Этой московской весной конфликты, однако, кажутся очень далёкими от интересов обычных людей, которые полностью доверили политические дела своим лидерам. И так обещает быть ещё надолго, по крайней мере, до тех пор, пока бухгалтерия выгод и невыгод будет иметь активное сальдо. Правда, что в новой России Путина и Медведева власть не совестится показать по случаю собственное самоуправное лицо. Правда, что самые главные СМИ были законодательно зарегулированы, чтобы освободиться от политических противников, и что попираются многие нормы правового государства. Но с животным инстинктом, который его отличает, народ ценит результат: сильную власть, вселяющую чувство безопасности.

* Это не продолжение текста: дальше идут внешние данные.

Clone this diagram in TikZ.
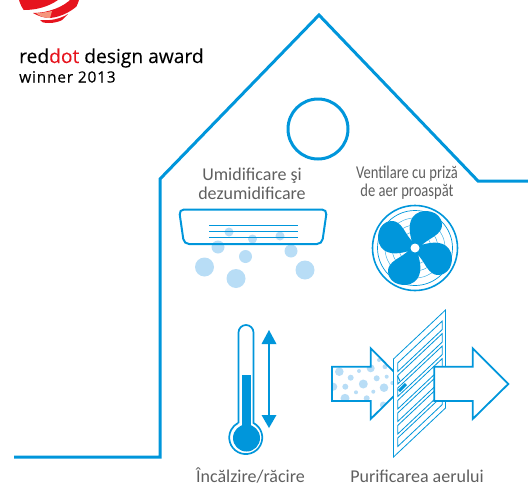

Что же касается свобод, то эта тема слишком сложная, чтобы довольствоваться резкими суждениями, которые не принимают во внимание более или менее недавнюю историю страны. \"Девяностые годы были периодом анархии, а не свободы\", - говорит Владимир Кантор, российский философ, сегодня самый известный в мире (несколько лет назад \"Нувель Обсерватёр\" включил его в список 25 самых влиятельных мыслителей планеты, Италию представлял Тони Негри). \"И когда я сужу о настоящем, я не могу забыть, что в советскую эпоху я должен был представить каждую написанную строчку специальной комиссии по цензуре, которая исправляли всё, что можно, а сегодня я отсылаю текст издателю, который его публикует, не меняя ни слова. И если я хочу куда-нибудь поехать, я, как и мои соотечественники, должен просто купить билет на самолёт\".